REQUIRED TASK -
Gather all lines in the data that hold the string "React".

________________

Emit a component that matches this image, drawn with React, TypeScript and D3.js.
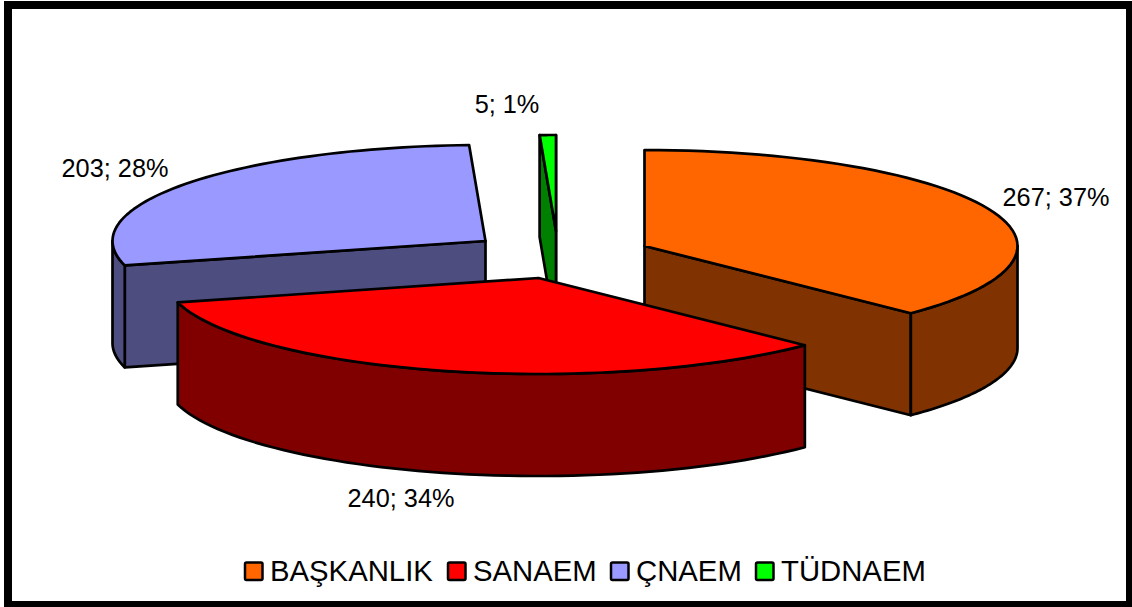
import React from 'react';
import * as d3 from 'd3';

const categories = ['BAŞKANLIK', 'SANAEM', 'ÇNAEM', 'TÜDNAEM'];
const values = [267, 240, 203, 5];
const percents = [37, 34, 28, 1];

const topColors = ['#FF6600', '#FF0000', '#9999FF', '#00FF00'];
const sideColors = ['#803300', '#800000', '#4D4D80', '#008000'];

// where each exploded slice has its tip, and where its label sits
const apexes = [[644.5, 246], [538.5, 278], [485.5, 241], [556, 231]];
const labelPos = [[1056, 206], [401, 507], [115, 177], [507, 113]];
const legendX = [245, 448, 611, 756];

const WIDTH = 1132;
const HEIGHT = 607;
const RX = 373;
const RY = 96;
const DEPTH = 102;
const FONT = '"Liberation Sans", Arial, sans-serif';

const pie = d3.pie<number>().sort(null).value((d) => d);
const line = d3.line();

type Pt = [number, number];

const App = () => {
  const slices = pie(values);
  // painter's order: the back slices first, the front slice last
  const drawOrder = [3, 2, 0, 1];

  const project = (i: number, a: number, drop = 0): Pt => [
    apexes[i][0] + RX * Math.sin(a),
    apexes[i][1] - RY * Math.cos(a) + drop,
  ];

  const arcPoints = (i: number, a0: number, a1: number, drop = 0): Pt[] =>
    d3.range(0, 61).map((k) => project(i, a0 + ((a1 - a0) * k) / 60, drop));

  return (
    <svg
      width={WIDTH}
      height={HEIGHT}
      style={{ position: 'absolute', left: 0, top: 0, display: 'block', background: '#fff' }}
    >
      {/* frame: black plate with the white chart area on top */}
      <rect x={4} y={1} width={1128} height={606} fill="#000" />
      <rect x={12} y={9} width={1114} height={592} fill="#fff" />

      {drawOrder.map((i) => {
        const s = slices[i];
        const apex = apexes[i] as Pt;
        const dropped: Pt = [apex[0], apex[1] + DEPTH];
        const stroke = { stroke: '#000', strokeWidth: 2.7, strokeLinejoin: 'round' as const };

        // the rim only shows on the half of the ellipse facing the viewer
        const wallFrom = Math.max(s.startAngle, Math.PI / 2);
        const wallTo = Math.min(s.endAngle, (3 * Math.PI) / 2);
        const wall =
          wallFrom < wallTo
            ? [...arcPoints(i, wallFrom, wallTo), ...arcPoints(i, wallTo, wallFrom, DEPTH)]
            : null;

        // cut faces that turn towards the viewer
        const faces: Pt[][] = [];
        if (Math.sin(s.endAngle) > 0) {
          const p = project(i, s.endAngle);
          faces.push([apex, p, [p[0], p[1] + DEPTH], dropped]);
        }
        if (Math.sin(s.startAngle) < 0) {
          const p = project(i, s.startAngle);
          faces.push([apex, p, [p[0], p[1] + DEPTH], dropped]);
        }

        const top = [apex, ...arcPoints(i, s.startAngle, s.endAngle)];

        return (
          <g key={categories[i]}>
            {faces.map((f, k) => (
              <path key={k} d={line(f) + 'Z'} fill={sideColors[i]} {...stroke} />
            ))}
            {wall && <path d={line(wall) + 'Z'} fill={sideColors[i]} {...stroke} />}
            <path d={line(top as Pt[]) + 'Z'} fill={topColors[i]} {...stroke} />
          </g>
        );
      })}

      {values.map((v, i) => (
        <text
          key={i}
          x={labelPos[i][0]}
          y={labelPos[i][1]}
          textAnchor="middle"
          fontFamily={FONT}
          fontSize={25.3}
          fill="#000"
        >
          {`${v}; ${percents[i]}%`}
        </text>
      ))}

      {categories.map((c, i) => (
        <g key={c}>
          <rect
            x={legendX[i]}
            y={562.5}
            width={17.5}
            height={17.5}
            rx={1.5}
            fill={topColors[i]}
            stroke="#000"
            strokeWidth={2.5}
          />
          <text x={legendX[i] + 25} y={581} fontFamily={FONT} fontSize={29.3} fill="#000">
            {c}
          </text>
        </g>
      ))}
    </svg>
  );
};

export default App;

________________

ANSWER TO THE EXERCISE -
Emit a component that matches this image, drawn with React, TypeScript and D3.js.
import React from 'react';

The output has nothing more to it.